Across the material below, how many lines contain the word "matplotlib"? Give only the number.

::::::

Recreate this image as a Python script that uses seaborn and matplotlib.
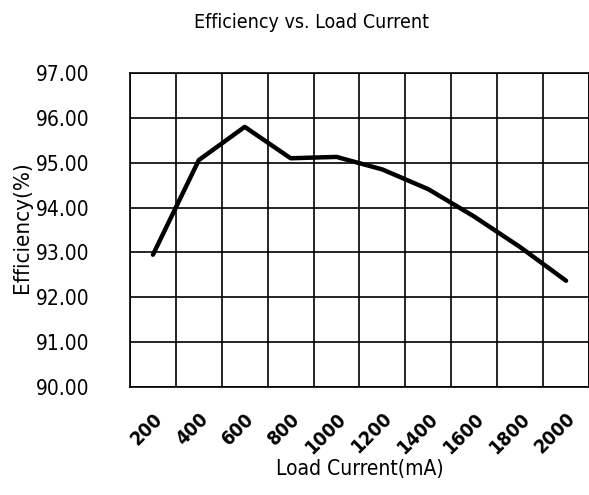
import matplotlib
matplotlib.use("Agg")
import matplotlib.pyplot as plt
import numpy as np
import pandas as pd
import seaborn as sns

# values
load_current = ['200', '400', '600', '800', '1000', '1200', '1400', '1600', '1800', '2000']
efficiency = [92.95, 95.06, 95.80, 95.10, 95.13, 94.85, 94.41, 93.80, 93.12, 92.37]
y_ticks = [90, 91, 92, 93, 94, 95, 96, 97]

df = pd.DataFrame({'Load Current(mA)': load_current, 'Efficiency(%)': efficiency})

sns.set_theme(style='white')
plt.rcParams['font.family'] = ['DejaVu Sans']
plt.rcParams['font.stretch'] = 'condensed'
plt.rcParams['text.color'] = 'black'
plt.rcParams['xtick.color'] = 'black'
plt.rcParams['ytick.color'] = 'black'

fig = plt.figure(figsize=(5.89, 4.95), dpi=100)
ax = fig.add_axes([0.2207, 0.218, 0.7793, 0.6345])

sns.lineplot(data=df, x='Load Current(mA)', y='Efficiency(%)', ax=ax,
             color='black', linewidth=3.2, sort=False)

ax.set_xlim(-0.5, len(load_current) - 0.5)
ax.set_ylim(90, 97)
ax.set_yticks(y_ticks)
ax.set_yticklabels([f'{v:.2f}' for v in y_ticks], fontsize=15)
ax.set_xticks(range(len(load_current)))
ax.set_xticklabels(load_current, rotation=45, ha='right', rotation_mode='anchor',
                   fontsize=14, fontweight='bold')
ax.set_xticks(np.arange(-0.5, len(load_current), 1), minor=True)

ax.grid(False)
ax.grid(True, which='minor', axis='x', color='black', linewidth=1.2)
ax.grid(True, which='major', axis='y', color='black', linewidth=1.2)
ax.tick_params(axis='both', which='both', length=0)
ax.tick_params(axis='y', pad=29)
ax.tick_params(axis='x', pad=16)
for s in ax.spines.values():
    s.set_color('black')
    s.set_linewidth(1.2)

ax.set_xlabel('Load Current(mA)', fontsize=15, labelpad=1, color='black')
ax.set_ylabel('')
fig.text(22 / 589, 1 - 227 / 495, 'Efficiency(%)', rotation=90, ha='center', va='center', fontsize=16)
fig.text(311 / 589, 1 - 22 / 495, 'Efficiency vs. Load Current', ha='center', va='center', fontsize=14)

fig.savefig('out.png', dpi=100, facecolor='white')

::::::

**Written reply:**
4